— start —

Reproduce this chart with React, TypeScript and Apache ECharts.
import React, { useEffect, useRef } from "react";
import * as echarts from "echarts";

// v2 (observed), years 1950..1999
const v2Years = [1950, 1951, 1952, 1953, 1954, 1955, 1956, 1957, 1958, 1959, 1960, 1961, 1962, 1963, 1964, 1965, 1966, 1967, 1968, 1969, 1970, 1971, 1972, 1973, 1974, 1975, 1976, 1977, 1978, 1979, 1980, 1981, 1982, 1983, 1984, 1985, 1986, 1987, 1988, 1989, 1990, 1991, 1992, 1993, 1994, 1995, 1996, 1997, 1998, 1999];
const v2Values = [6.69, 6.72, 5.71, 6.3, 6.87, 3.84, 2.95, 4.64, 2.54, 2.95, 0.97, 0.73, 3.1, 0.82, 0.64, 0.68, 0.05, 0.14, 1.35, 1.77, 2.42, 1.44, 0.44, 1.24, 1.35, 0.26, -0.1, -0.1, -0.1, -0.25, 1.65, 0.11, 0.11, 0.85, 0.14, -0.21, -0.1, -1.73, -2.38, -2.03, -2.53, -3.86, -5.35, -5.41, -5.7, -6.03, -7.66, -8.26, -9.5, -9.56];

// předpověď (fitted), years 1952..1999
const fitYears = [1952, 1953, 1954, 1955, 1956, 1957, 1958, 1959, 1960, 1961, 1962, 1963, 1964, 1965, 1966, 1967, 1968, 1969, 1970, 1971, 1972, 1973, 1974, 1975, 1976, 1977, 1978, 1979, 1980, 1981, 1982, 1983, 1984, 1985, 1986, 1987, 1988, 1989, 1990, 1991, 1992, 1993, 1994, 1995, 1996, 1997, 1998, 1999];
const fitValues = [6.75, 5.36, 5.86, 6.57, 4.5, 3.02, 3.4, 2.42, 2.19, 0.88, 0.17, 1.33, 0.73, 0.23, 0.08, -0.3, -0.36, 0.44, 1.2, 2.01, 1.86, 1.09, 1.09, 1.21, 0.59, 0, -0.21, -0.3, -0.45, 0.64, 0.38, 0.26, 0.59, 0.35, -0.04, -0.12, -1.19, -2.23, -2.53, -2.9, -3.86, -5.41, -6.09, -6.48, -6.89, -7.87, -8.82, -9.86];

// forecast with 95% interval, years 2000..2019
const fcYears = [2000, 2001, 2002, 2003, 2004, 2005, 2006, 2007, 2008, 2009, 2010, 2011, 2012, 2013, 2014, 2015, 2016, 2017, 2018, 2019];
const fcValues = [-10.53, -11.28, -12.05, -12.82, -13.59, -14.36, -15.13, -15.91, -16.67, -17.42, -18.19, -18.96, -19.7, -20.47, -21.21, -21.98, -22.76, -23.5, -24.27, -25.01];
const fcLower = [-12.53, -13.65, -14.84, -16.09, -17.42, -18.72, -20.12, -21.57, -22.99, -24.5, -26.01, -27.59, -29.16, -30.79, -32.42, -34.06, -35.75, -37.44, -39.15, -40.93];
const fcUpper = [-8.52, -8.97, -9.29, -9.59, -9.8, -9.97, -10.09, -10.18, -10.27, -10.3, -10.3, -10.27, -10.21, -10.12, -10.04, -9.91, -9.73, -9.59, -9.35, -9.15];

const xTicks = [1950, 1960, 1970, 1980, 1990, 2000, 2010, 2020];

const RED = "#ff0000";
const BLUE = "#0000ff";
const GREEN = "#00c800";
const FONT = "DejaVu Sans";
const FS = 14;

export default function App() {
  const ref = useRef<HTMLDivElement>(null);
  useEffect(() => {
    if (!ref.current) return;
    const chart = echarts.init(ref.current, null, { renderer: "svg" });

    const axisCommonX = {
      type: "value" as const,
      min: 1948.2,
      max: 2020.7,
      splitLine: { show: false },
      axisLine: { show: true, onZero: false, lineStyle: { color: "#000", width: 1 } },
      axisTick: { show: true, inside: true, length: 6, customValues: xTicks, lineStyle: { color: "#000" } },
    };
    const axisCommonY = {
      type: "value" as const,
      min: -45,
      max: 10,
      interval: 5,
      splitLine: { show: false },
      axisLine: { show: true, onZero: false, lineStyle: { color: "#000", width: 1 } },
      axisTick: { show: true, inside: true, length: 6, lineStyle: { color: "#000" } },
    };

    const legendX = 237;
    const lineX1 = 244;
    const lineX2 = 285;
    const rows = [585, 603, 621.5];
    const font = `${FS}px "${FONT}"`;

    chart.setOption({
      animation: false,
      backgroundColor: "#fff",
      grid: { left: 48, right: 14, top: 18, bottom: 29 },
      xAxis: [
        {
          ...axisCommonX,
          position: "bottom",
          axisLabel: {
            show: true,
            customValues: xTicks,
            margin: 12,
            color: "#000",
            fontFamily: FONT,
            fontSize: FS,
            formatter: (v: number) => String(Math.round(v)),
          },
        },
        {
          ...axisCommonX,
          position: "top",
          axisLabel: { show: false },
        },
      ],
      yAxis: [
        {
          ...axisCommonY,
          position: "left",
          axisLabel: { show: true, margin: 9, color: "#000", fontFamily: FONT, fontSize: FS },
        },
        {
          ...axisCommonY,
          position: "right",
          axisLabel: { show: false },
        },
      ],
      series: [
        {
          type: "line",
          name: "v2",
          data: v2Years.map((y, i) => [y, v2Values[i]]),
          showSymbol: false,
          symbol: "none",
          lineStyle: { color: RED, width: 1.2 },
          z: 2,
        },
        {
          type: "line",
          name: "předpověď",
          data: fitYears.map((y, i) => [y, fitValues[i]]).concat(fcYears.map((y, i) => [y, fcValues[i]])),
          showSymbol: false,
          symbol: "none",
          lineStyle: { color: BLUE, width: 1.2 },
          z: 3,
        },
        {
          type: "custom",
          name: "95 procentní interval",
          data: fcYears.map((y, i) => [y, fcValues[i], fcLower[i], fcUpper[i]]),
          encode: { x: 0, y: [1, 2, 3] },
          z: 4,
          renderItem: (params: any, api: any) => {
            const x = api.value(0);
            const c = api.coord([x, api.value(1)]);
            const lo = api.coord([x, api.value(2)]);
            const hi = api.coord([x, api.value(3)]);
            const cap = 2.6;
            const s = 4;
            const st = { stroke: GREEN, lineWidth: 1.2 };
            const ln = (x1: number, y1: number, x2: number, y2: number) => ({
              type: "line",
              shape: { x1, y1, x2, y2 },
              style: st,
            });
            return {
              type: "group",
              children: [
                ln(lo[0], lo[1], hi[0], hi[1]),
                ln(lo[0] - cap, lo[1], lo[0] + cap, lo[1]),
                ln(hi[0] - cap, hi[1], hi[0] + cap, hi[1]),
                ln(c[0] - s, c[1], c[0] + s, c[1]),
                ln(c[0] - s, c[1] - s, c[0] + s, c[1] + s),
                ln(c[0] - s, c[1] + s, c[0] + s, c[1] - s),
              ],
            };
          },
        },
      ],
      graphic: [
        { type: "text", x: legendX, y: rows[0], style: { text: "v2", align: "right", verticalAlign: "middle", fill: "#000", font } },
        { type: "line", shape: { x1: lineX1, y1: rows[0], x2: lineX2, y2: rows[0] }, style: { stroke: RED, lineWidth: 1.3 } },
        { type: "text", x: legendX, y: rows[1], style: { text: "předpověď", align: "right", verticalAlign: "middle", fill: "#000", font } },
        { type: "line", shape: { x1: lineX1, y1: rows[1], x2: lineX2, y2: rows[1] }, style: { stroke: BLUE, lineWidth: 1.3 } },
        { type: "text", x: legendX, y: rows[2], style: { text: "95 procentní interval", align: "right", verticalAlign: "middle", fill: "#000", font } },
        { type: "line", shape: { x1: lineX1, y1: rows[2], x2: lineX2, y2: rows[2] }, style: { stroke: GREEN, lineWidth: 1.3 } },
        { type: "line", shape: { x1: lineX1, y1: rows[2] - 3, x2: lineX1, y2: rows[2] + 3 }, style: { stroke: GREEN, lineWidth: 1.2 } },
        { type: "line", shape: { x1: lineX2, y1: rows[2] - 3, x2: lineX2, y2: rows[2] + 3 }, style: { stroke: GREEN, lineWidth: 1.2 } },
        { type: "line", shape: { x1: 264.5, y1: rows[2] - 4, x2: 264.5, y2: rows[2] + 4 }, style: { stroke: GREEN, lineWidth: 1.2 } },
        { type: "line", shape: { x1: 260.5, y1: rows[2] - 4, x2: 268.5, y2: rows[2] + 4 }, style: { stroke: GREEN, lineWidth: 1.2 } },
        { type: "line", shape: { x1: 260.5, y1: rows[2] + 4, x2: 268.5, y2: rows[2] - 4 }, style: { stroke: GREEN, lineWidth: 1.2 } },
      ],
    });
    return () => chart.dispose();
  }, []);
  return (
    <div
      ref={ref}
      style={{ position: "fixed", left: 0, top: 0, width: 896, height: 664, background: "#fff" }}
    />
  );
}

— end —

Given problem: Write out exactly the lines from the start of the material through the line with "import * as". No other output is expected.

The output:
Reproduce this chart with React, TypeScript and Apache ECharts.
import React, { useEffect, useRef } from "react";
import * as echarts from "echarts";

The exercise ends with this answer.